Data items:
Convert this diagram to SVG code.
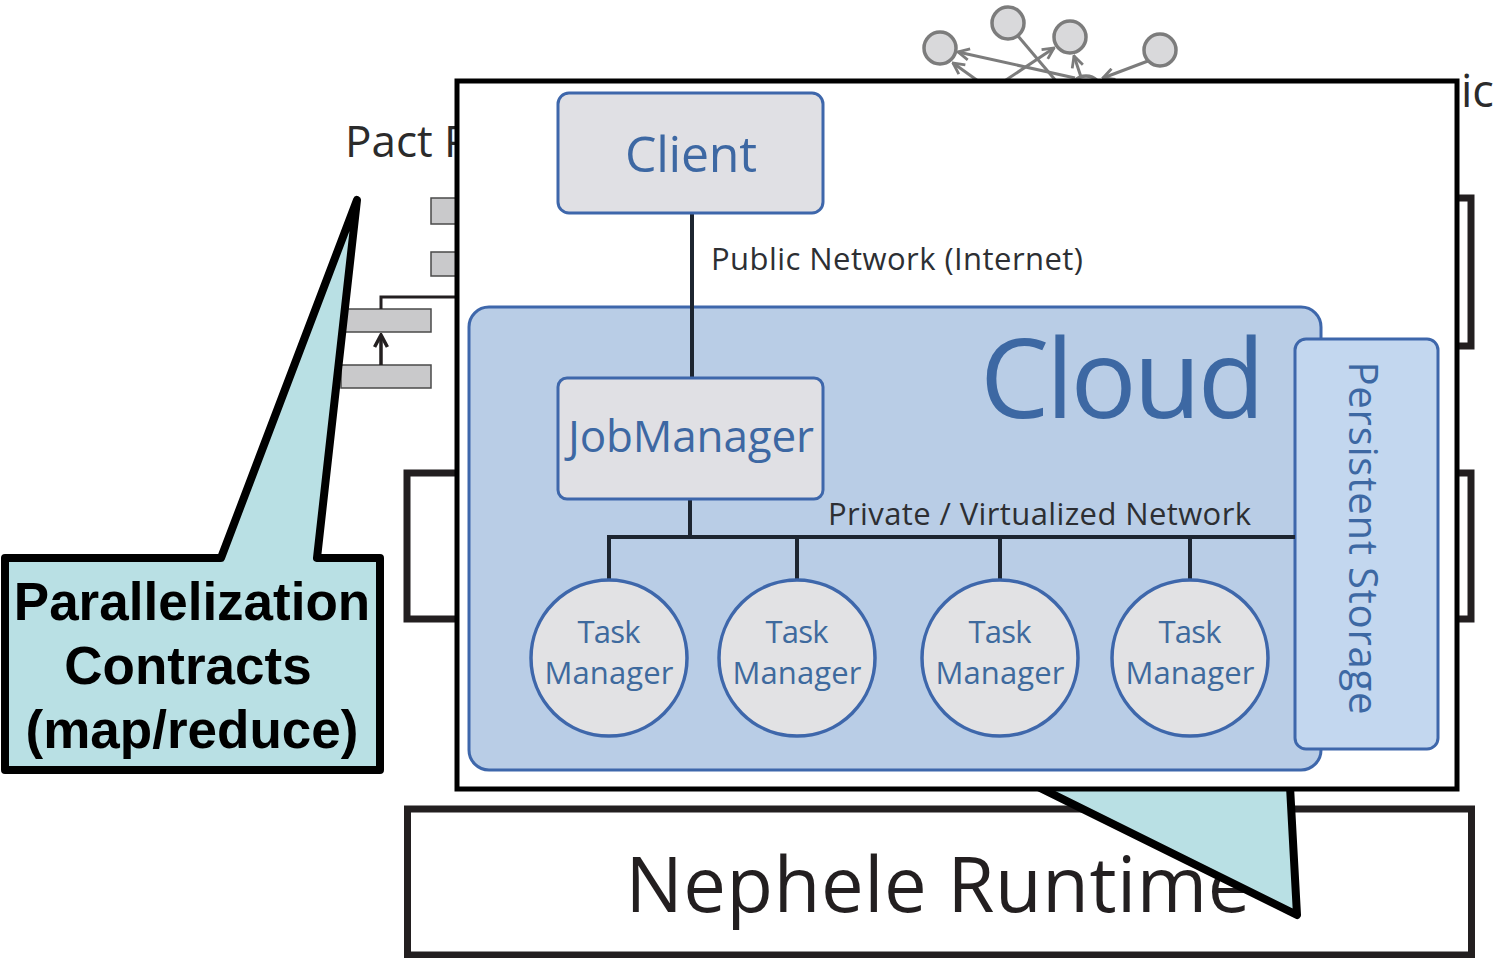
<svg xmlns="http://www.w3.org/2000/svg" width="1497" height="958" viewBox="0 0 1497 958">
<defs>
<style>
.bg-text{font-family:"Open Sans","Liberation Sans",sans-serif;fill:#2b2b2b}
.gnode{fill:#d9d9db;stroke:#7c7c7c;stroke-width:3.5}
.gedge{stroke:#7c7c7c;stroke-width:3;fill:none}
.bar{fill:#c9c9cb;stroke:#4a4a4a;stroke-width:1.5}
.bracket{fill:none;stroke:#231f20;stroke-width:7}
.callout{fill:#b9e0e4;stroke:#000;stroke-width:8;stroke-linejoin:round}
.ctext{font-family:"Liberation Sans",Arial,sans-serif;font-weight:bold;font-size:53px;fill:#000;text-anchor:middle}
.box{fill:#e0e0e4;stroke:#3e67ab;stroke-width:3}
.btext{font-family:"Open Sans","Noto Sans",sans-serif;fill:#3d68a3;text-anchor:middle}
.cloudtext{font-family:"Open Sans","Noto Sans",sans-serif;fill:#3d68a3;text-anchor:start}
.ltext{font-family:"Open Sans","Noto Sans",sans-serif;fill:#2d2f33;font-size:31px}
.wire{stroke:#1d2530;stroke-width:4;fill:none}
.tm{fill:#e2e2e4;stroke:#3e67ab;stroke-width:3.5}
.tmtext{font-family:"Open Sans","Noto Sans",sans-serif;font-size:31px;fill:#3e6a9e;text-anchor:middle}
</style>
<marker id="garrow" viewBox="0 0 10 10" refX="9" refY="5" markerWidth="14" markerHeight="14" markerUnits="userSpaceOnUse" orient="auto">
<path d="M1,1 L9,5 L1,9" fill="none" stroke="#7c7c7c" stroke-width="2"/>
</marker>
<marker id="barrow" viewBox="0 0 10 10" refX="9" refY="5" markerWidth="16" markerHeight="16" markerUnits="userSpaceOnUse" orient="auto">
<path d="M1.5,1 L9,5 L1.5,9" fill="none" stroke="#231f20" stroke-width="2.2"/>
</marker>
</defs>
<rect x="0" y="0" width="1497" height="958" fill="#ffffff"/>

<!-- background: top graph -->
<g id="bg-graph">
<g class="connectors">
<path class="gedge" d="M1075,78 L958,52" marker-end="url(#garrow)"/>
<path class="gedge" d="M1000,84 L1054,48" marker-end="url(#garrow)"/>
<path class="gedge" d="M1018,36 L1062,88"/>
<path class="gedge" d="M1082,80 L1074,56" marker-end="url(#garrow)"/>
<path class="gedge" d="M1148,61 L1103,78" marker-end="url(#garrow)"/>
<path class="gedge" d="M985,86 L953,63" marker-end="url(#garrow)"/>
</g>
<circle id="g1" class="gnode" cx="940" cy="48" r="16"/>
<circle id="g2" class="gnode" cx="1008" cy="23" r="16"/>
<circle id="g3" class="gnode" cx="1070" cy="37" r="16"/>
<circle id="g4" class="gnode" cx="1160" cy="50" r="16"/>
<circle id="g5" class="gnode" cx="1086" cy="92" r="16"/>
</g>

<text class="bg-text" x="1461" y="107" font-size="45">ic</text>
<text class="bg-text" x="345" y="157" font-size="44">Pact P</text>

<!-- background: small bars -->
<g id="bg-bars">
<rect class="bar" x="431" y="198" width="40" height="26"/>
<rect class="bar" x="431" y="252" width="40" height="24"/>
<rect class="bar" x="341" y="309" width="90" height="23"/>
<rect class="bar" x="341" y="365" width="90" height="23"/>
<g class="connectors">
<path d="M381,309 L381,297 L470,297" fill="none" stroke="#231f20" stroke-width="3"/>
<path d="M381,365 L381,335" fill="none" stroke="#231f20" stroke-width="3.5" marker-end="url(#barrow)"/>
</g>
</g>

<!-- background: brackets -->
<rect class="bracket" x="407" y="473" width="300" height="146"/>
<rect class="bracket" x="1200" y="473" width="271" height="146"/>
<rect class="bracket" x="1200" y="198" width="271" height="148"/>

<!-- Nephele Runtime -->
<g id="nephele">
<rect x="407.5" y="809" width="1064" height="146" fill="#ffffff" stroke="#231f20" stroke-width="7"/>
<text x="938" y="912" font-family="Open Sans, Liberation Sans, sans-serif" font-size="76" fill="#231f20" text-anchor="middle" textLength="625">Nephele Runtime</text>
</g>

<!-- bottom callout pointer -->
<polygon id="callout-bottom" class="callout" points="1000,768 1297,915 1289,768"/>

<!-- overlay -->
<g id="overlay">
<rect x="457" y="81" width="1000" height="708" fill="#ffffff" stroke="#000" stroke-width="5"/>

<g id="cloud">
<rect x="469" y="307" width="852" height="463" rx="20" fill="#b9cde6" stroke="#3e67ab" stroke-width="3"/>
<text class="cloudtext" x="980" y="418" font-size="110" textLength="285">Cloud</text>
</g>

<g id="storage">
<rect x="1295" y="339" width="143" height="410" rx="11" fill="#c3d7ef" stroke="#3e67ab" stroke-width="3"/>
<text class="btext" transform="translate(1349,538) rotate(90)" x="0" y="0" font-size="40" textLength="353">Persistent Storage</text>
</g>

<g id="wires">
<path class="wire" d="M692,213 L692,378"/>
<path class="wire" d="M690,499 L690,537"/>
<path class="wire" d="M607,537 L1295,537"/>
<path class="wire" d="M609,535 L609,581"/>
<path class="wire" d="M797,535 L797,581"/>
<path class="wire" d="M1000,535 L1000,581"/>
<path class="wire" d="M1190,535 L1190,581"/>
</g>
<text class="ltext" x="711" y="270" textLength="372">Public Network (Internet)</text>
<text class="ltext" x="828" y="525" textLength="423">Private / Virtualized Network</text>

<g id="client">
<rect class="box" x="558" y="93" width="265" height="120" rx="11"/>
<text class="btext" x="691" y="172" font-size="50" textLength="132">Client</text>
</g>

<g id="jobmanager">
<rect class="box" x="558" y="378" width="265" height="121" rx="9"/>
<text class="btext" x="691" y="452" font-size="44" textLength="246">JobManager</text>
</g>

<g id="tm1">
<circle class="tm" cx="609" cy="658" r="78"/>
<text class="tmtext" x="609" y="643" textLength="63">Task</text>
<text class="tmtext" x="609" y="684" textLength="129">Manager</text>
</g>
<g id="tm2">
<circle class="tm" cx="797" cy="658" r="78"/>
<text class="tmtext" x="797" y="643" textLength="63">Task</text>
<text class="tmtext" x="797" y="684" textLength="129">Manager</text>
</g>
<g id="tm3">
<circle class="tm" cx="1000" cy="658" r="78"/>
<text class="tmtext" x="1000" y="643" textLength="63">Task</text>
<text class="tmtext" x="1000" y="684" textLength="129">Manager</text>
</g>
<g id="tm4">
<circle class="tm" cx="1190" cy="658" r="78"/>
<text class="tmtext" x="1190" y="643" textLength="63">Task</text>
<text class="tmtext" x="1190" y="684" textLength="129">Manager</text>
</g>
</g>

<!-- left callout -->
<g id="callout-left">
<path class="callout" d="M5,558 L221,558 L357,200 L317,558 L380,558 L380,770 L5,770 Z"/>
<text class="ctext" x="192" y="620">Parallelization</text>
<text class="ctext" x="188" y="684">Contracts</text>
<text class="ctext" x="192" y="748">(map/reduce)</text>
</g>
</svg>
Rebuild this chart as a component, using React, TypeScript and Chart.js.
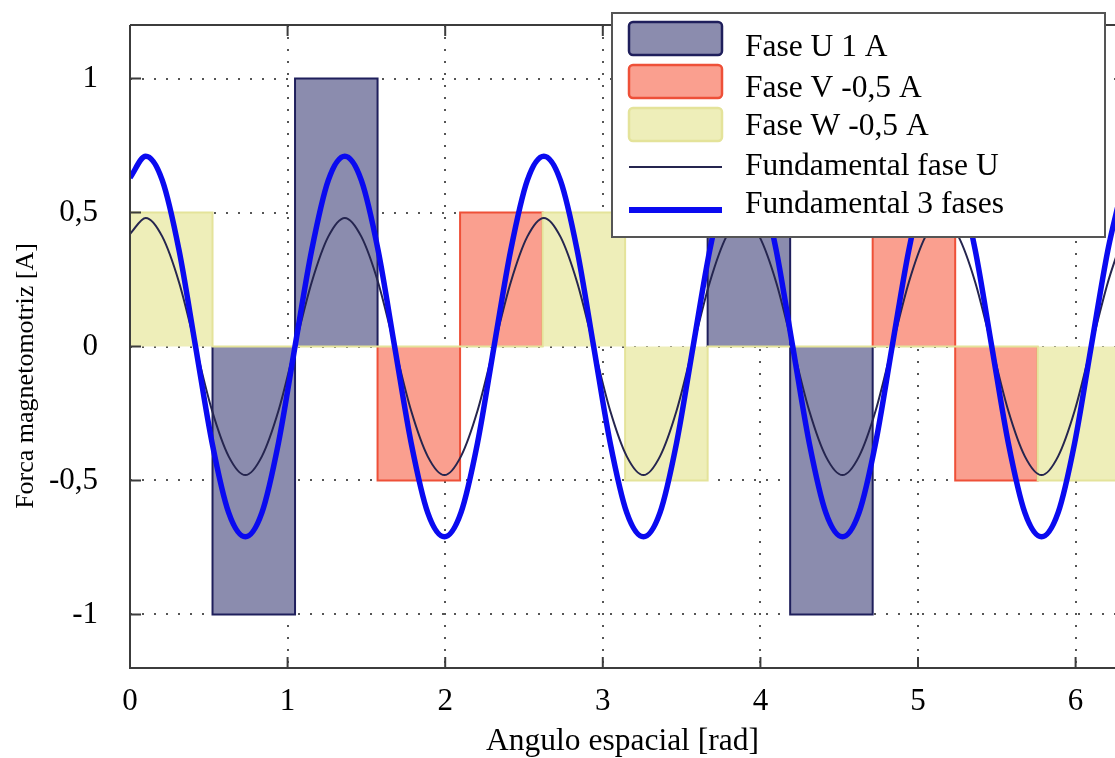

• **What to produce**:
Exclude the pictures. Write out the remaining data exactly.

• **Task response**:
Convert this diagram to SVG code.
<svg xmlns="http://www.w3.org/2000/svg" width="1497" height="958" viewBox="0 0 1497 958">
<defs>
<style>
.bg-text{font-family:"Open Sans","Liberation Sans",sans-serif;fill:#2b2b2b}
.gnode{fill:#d9d9db;stroke:#7c7c7c;stroke-width:3.5}
.gedge{stroke:#7c7c7c;stroke-width:3;fill:none}
.bar{fill:#c9c9cb;stroke:#4a4a4a;stroke-width:1.5}
.bracket{fill:none;stroke:#231f20;stroke-width:7}
.callout{fill:#b9e0e4;stroke:#000;stroke-width:8;stroke-linejoin:round}
.ctext{font-family:"Liberation Sans",Arial,sans-serif;font-weight:bold;font-size:53px;fill:#000;text-anchor:middle}
.box{fill:#e0e0e4;stroke:#3e67ab;stroke-width:3}
.btext{font-family:"Open Sans","Noto Sans",sans-serif;fill:#3d68a3;text-anchor:middle}
.cloudtext{font-family:"Open Sans","Noto Sans",sans-serif;fill:#3d68a3;text-anchor:start}
.ltext{font-family:"Open Sans","Noto Sans",sans-serif;fill:#2d2f33;font-size:31px}
.wire{stroke:#1d2530;stroke-width:4;fill:none}
.tm{fill:#e2e2e4;stroke:#3e67ab;stroke-width:3.5}
.tmtext{font-family:"Open Sans","Noto Sans",sans-serif;font-size:31px;fill:#3e6a9e;text-anchor:middle}
</style>
<marker id="garrow" viewBox="0 0 10 10" refX="9" refY="5" markerWidth="14" markerHeight="14" markerUnits="userSpaceOnUse" orient="auto">
<path d="M1,1 L9,5 L1,9" fill="none" stroke="#7c7c7c" stroke-width="2"/>
</marker>
<marker id="barrow" viewBox="0 0 10 10" refX="9" refY="5" markerWidth="16" markerHeight="16" markerUnits="userSpaceOnUse" orient="auto">
<path d="M1.5,1 L9,5 L1.5,9" fill="none" stroke="#231f20" stroke-width="2.2"/>
</marker>
</defs>
<rect x="0" y="0" width="1497" height="958" fill="#ffffff"/>

<!-- background: top graph -->
<g id="bg-graph">
<g class="connectors">
<path class="gedge" d="M1075,78 L958,52" marker-end="url(#garrow)"/>
<path class="gedge" d="M1000,84 L1054,48" marker-end="url(#garrow)"/>
<path class="gedge" d="M1018,36 L1062,88"/>
<path class="gedge" d="M1082,80 L1074,56" marker-end="url(#garrow)"/>
<path class="gedge" d="M1148,61 L1103,78" marker-end="url(#garrow)"/>
<path class="gedge" d="M985,86 L953,63" marker-end="url(#garrow)"/>
</g>
<circle id="g1" class="gnode" cx="940" cy="48" r="16"/>
<circle id="g2" class="gnode" cx="1008" cy="23" r="16"/>
<circle id="g3" class="gnode" cx="1070" cy="37" r="16"/>
<circle id="g4" class="gnode" cx="1160" cy="50" r="16"/>
<circle id="g5" class="gnode" cx="1086" cy="92" r="16"/>
</g>

<text class="bg-text" x="1461" y="107" font-size="45">ic</text>
<text class="bg-text" x="345" y="157" font-size="44">Pact P</text>

<!-- background: small bars -->
<g id="bg-bars">
<rect class="bar" x="431" y="198" width="40" height="26"/>
<rect class="bar" x="431" y="252" width="40" height="24"/>
<rect class="bar" x="341" y="309" width="90" height="23"/>
<rect class="bar" x="341" y="365" width="90" height="23"/>
<g class="connectors">
<path d="M381,309 L381,297 L470,297" fill="none" stroke="#231f20" stroke-width="3"/>
<path d="M381,365 L381,335" fill="none" stroke="#231f20" stroke-width="3.5" marker-end="url(#barrow)"/>
</g>
</g>

<!-- background: brackets -->
<rect class="bracket" x="407" y="473" width="300" height="146"/>
<rect class="bracket" x="1200" y="473" width="271" height="146"/>
<rect class="bracket" x="1200" y="198" width="271" height="148"/>

<!-- Nephele Runtime -->
<g id="nephele">
<rect x="407.5" y="809" width="1064" height="146" fill="#ffffff" stroke="#231f20" stroke-width="7"/>
<text x="938" y="912" font-family="Open Sans, Liberation Sans, sans-serif" font-size="76" fill="#231f20" text-anchor="middle" textLength="625">Nephele Runtime</text>
</g>

<!-- bottom callout pointer -->
<polygon id="callout-bottom" class="callout" points="1000,768 1297,915 1289,768"/>

<!-- overlay -->
<g id="overlay">
<rect x="457" y="81" width="1000" height="708" fill="#ffffff" stroke="#000" stroke-width="5"/>

<g id="cloud">
<rect x="469" y="307" width="852" height="463" rx="20" fill="#b9cde6" stroke="#3e67ab" stroke-width="3"/>
<text class="cloudtext" x="980" y="418" font-size="110" textLength="285">Cloud</text>
</g>

<g id="storage">
<rect x="1295" y="339" width="143" height="410" rx="11" fill="#c3d7ef" stroke="#3e67ab" stroke-width="3"/>
<text class="btext" transform="translate(1349,538) rotate(90)" x="0" y="0" font-size="40" textLength="353">Persistent Storage</text>
</g>

<g id="wires">
<path class="wire" d="M692,213 L692,378"/>
<path class="wire" d="M690,499 L690,537"/>
<path class="wire" d="M607,537 L1295,537"/>
<path class="wire" d="M609,535 L609,581"/>
<path class="wire" d="M797,535 L797,581"/>
<path class="wire" d="M1000,535 L1000,581"/>
<path class="wire" d="M1190,535 L1190,581"/>
</g>
<text class="ltext" x="711" y="270" textLength="372">Public Network (Internet)</text>
<text class="ltext" x="828" y="525" textLength="423">Private / Virtualized Network</text>

<g id="client">
<rect class="box" x="558" y="93" width="265" height="120" rx="11"/>
<text class="btext" x="691" y="172" font-size="50" textLength="132">Client</text>
</g>

<g id="jobmanager">
<rect class="box" x="558" y="378" width="265" height="121" rx="9"/>
<text class="btext" x="691" y="452" font-size="44" textLength="246">JobManager</text>
</g>

<g id="tm1">
<circle class="tm" cx="609" cy="658" r="78"/>
<text class="tmtext" x="609" y="643" textLength="63">Task</text>
<text class="tmtext" x="609" y="684" textLength="129">Manager</text>
</g>
<g id="tm2">
<circle class="tm" cx="797" cy="658" r="78"/>
<text class="tmtext" x="797" y="643" textLength="63">Task</text>
<text class="tmtext" x="797" y="684" textLength="129">Manager</text>
</g>
<g id="tm3">
<circle class="tm" cx="1000" cy="658" r="78"/>
<text class="tmtext" x="1000" y="643" textLength="63">Task</text>
<text class="tmtext" x="1000" y="684" textLength="129">Manager</text>
</g>
<g id="tm4">
<circle class="tm" cx="1190" cy="658" r="78"/>
<text class="tmtext" x="1190" y="643" textLength="63">Task</text>
<text class="tmtext" x="1190" y="684" textLength="129">Manager</text>
</g>
</g>

<!-- left callout -->
<g id="callout-left">
<path class="callout" d="M5,558 L221,558 L357,200 L317,558 L380,558 L380,770 L5,770 Z"/>
<text class="ctext" x="192" y="620">Parallelization</text>
<text class="ctext" x="188" y="684">Contracts</text>
<text class="ctext" x="192" y="748">(map/reduce)</text>
</g>
</svg>
Rebuild this chart as a component, using React, TypeScript and Chart.js.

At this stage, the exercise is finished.